Il giornalista e scrittore Dino Basili dice: “Il viaggio perfetto è circolare. La gioia della partenza, la gioia del ritorno”. Ora che sei tornato, con quali occhi guardi la quotidianità dalla quale ti sei allontanato?
Il cerchio ha da sempre rappresentato la perfezione, perfino in culture differenti. Nel Paradiso di Dante era l’immagine di Dio, nel Buddhismo è la rappresentazione simbolica del Cosmo. E’ naturale pensare il viaggio che si chiude in se stesso come quello perfetto: lasciare la propria terra, raccogliere nuove esperienze, tornare e riflettere su quelle. Le traiettorie aperte sono dei profughi, dei diseredati, dei disperati, dei vagabondi, dei senza radici, dei nomadi. La mia simpatia va a queste ultime: nel mio viaggio ho incontrato tante di queste persone, a partire dai profughi nel campo di Calais in Francia, ora smantellato, e dei pastori mongoli e kazaki.

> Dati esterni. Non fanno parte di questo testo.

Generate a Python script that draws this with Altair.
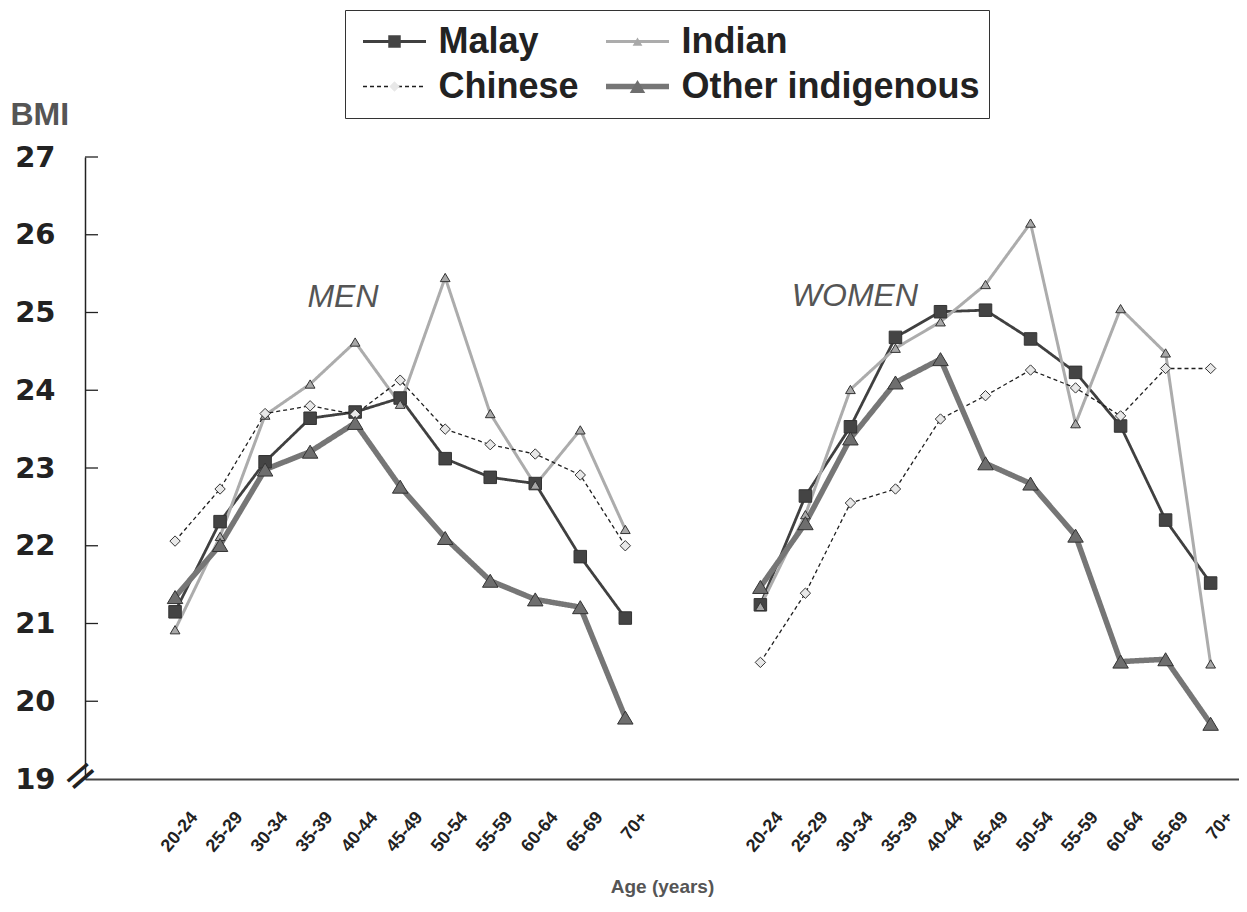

Tuttavia io sono tra i fortunati che sono tornati a casa dopo un lungo peregrinare. Sono tornato cambiato. Mi sono sempre sentito stretto in Italia e nemmeno vivere all’estero era mai bastato a placare la mia inquietudine di fondo. Al termine di questo viaggio, dopo chilometri e chilometri attraverso popoli che ancora lottano con i loro cani contro i lupi, dove quasi non esistono servizi igienici, ho imparato ad amare di più l’Europa e i suoi valori. Mi sento anche più tollerante verso gli altri, perché riesco a mettermi più facilmente nel loro punto di vista.